La grande-tante de Fumiko avait eu une fille illégitime Kiyoko adoptée par les grands-parents. Après quelques années d'études dans une université renommée, elle a fui aux Etats-Unis avec son amant et a eu une fille Mina. Kiyoko s'est ensuite mariée avec un français et est partie vivre à Paris, elle a eu une seconde fille Emma. Lorsque la mère de Fumiko est décédée, Kiyoko et Mina sont revenues à Tokyo. Elle a laissé Mina, alors âgée de dix ans, à Fumiko qui était déjà mariée. Mina a pu vivre quelque temps auprès de sa vraie grand-mère, puis celle-ci est morte.

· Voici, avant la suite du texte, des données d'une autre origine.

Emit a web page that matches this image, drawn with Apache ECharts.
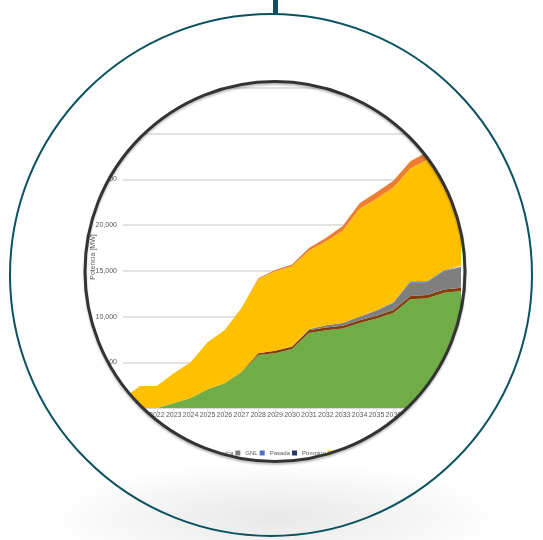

Kiyoko est aussi décédée à Paris, Mina et Fumiko ont accompagné ses derniers jours avec Emma, âgée de seize ans. Peut-être Emma pourra-t-elle rejoindre sa famille japonaise comme l'espère sa soeur.
Mina, penchée sur la mère de Ritsuko à l'hôpital, se pose à son tour les mêmes questions, sa mère et sa grand-mère ont eu leur propre histoire, elles ont décidé de mettre un enfant au monde alors ...
"Tout s'arrangera. Ne t'inquiète pas. Oui, c'est sûr que tout s'arrangera..."
Ritsuko, sa mère et sa fille, Fumiko, sa mère et grand-mère, Kiyoko et sa mère cachée, Mina et son futur bébé, Emma, une ronde de femmes décrites par Yûko Tsushima, elle-même élévée par sa mère seule puisque son père, Osamu Dazai, se donna la mort un an après sa naissance.